In una semplice passeggiata in campagna, si vedono centinaia, migliaia di erbe. Anche camminando in città, solo che ci si fa meno caso. Poi si ricordano solo quelle che ci colpiscono il più delle volte, ed è così che ho conosciuto questa piantina, dal poetico nome di Ombelico di Venere.
E’ una piantina piccola, piuttosto comune, che cresce nelle crepe dei muri e fra le pietre dei vecchi muri a secco, e quelli, qui in Liguria non mancano. A volte abita le coste pietrose dei terrazzamenti con le sue foglie carnose circolari verdi con sfumature rossicce e la sua spiga di fiori bianco-verdi, a volte appena rosati. Insomma è uno di quei verdi ornamenti che rendono quadri bellissimi anche le cose costruite dall’uomo, con estrema semplicità.

Il suo nome mi è stato donato molti anni fa, quando, affascinata da forma e consistenza, l’avevo notato mentre cercavamo altre erbe. E non posso pensare ad un nome più azzeccato: la consistenza delle foglie infatti è invitante, liscia e soda, carnosa, lucida e fresca.
Una depressione nel centro dove s’innesta il picciolo, dà proprio l’idea dell’ombelico, e non quello di chiunque, ma proprio quello di Venere, la Dea romana dell’Amore e della Bellezza, l’ombelico in tutta la sua perfezione insomma, l’ombelicità avrebbe detto Platone (immagino io). Sicché, volenti o nolenti se si ascolta quello che dice il suo nome, e lo si guarda con sguardo particolare, l’Ombelico di Venere ha qualcosa di sensuale, d’invitante, ricorda i ventri marmorei ma morbidi delle statue classiche.

E non è neanche il più sfacciato provocatore a cui riesco a pensare: consideriamo solo che i fiori di ogni pianta sono tripudio di seduzione e invito, organo sessuale aperto al sole, senza neanche un po’ di pudore.
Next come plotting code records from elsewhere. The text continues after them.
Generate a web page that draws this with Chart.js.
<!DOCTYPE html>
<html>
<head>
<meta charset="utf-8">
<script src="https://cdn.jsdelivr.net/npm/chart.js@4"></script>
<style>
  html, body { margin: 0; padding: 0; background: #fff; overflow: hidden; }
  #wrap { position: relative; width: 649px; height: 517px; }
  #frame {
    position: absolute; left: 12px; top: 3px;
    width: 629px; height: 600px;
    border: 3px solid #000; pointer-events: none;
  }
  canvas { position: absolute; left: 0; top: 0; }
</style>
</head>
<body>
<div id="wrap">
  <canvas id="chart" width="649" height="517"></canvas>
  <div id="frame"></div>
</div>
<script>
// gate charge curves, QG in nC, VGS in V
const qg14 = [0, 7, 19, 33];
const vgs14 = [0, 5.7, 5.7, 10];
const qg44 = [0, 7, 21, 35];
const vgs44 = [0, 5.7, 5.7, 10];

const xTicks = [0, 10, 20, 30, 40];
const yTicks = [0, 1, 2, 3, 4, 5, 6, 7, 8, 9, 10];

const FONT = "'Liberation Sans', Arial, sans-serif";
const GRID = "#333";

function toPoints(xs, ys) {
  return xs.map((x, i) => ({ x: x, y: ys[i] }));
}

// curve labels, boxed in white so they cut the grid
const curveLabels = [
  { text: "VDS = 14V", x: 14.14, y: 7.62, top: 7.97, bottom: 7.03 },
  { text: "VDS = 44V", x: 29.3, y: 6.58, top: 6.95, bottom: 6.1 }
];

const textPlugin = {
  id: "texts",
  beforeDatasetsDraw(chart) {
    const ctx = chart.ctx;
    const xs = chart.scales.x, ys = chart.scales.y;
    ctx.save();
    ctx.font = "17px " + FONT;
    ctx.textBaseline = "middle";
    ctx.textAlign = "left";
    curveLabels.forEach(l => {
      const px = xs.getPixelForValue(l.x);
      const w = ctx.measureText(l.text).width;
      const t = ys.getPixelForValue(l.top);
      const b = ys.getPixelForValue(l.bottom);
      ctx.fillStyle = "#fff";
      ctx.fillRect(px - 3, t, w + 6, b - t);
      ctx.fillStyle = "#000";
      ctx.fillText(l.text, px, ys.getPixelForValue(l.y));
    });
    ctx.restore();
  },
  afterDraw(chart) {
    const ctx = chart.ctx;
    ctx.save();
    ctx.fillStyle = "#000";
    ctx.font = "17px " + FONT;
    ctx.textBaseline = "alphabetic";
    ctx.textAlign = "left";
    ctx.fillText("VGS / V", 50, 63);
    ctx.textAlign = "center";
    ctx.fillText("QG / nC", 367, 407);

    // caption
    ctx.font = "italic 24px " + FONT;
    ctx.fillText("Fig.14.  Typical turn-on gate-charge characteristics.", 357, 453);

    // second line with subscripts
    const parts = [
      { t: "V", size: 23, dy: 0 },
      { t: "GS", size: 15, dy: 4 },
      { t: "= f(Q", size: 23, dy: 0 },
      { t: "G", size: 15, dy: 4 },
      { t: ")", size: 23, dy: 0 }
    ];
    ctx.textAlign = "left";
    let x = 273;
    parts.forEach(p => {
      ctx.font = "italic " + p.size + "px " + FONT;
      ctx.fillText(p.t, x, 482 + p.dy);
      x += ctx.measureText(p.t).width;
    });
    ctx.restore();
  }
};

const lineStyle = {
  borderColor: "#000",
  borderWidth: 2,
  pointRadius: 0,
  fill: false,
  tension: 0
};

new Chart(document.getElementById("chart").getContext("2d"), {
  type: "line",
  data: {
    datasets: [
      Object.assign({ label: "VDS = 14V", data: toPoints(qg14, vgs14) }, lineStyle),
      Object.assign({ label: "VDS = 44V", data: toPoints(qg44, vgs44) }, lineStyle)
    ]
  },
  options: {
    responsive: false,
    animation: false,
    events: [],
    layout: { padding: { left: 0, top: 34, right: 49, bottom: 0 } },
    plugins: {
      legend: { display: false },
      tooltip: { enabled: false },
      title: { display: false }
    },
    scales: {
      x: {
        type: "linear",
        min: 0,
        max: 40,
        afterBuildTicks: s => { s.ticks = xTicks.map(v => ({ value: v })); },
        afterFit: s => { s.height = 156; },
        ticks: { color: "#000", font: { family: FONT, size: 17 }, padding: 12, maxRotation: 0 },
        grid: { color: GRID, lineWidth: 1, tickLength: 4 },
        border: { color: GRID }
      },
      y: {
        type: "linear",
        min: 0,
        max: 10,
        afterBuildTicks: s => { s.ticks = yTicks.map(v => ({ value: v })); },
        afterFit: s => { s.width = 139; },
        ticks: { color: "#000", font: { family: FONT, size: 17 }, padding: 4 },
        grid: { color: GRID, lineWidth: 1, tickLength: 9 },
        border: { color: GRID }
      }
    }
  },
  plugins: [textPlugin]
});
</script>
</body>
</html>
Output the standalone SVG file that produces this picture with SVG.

Un po’ l’immagino e un po’ mi sono documentata, ma un tempo erano molte le piante che avevano a che fare con Venere e con altre Dee; le più sono passate sotto la protezione della Madonna o di altri santi, ma l’Ombelico di Venere no. D’altra parte riuscite voi a immaginare l’Ombelico della Madonna? Quello di solito, rimane celato al sicuro fra panneggi azzurri. E allora Venere.
Bella quest’immagine che suggerisce, come se le parti della donna (ma anche quelle dell’uomo) e quelle delle piante potessero scambiarsi, richiamarsi l’un l’altra, avessero in fondo qualcosa in comune, che forse, così tirando ad indovinare, è qualcosa che ha a che fare con Bellezza e Natura.

Fitoperversioni a parte (è primavera per tutti), l’Ombelico di Venere, non è solo bello, è anche buono: un giorno, che ero in un orto con amiche, e avevo per pranzo solo una misera manciata di ceci lessati, ho iniziato a passeggiare e raccogliere qualcosa per integrare il mio magro banchetto, quando ho trovato l’Ombelico di Venere, ho fatto un salto di vittoria ed ho raccolto un po’ di foglie.
Alla domanda “Cosa stai facendo?” la risposta è stata “Mi raccolgo il pranzo.”

Che soddisfazione potersi raccogliere il pranzo eh?
Soprattutto quando il sapore delicato e fresco e la consistenza soda dell’Ombelico di Venere è perfetto per arricchire insalate miste improvvisate. Si usano le foglie tenere primaverili, con anche il picciolo.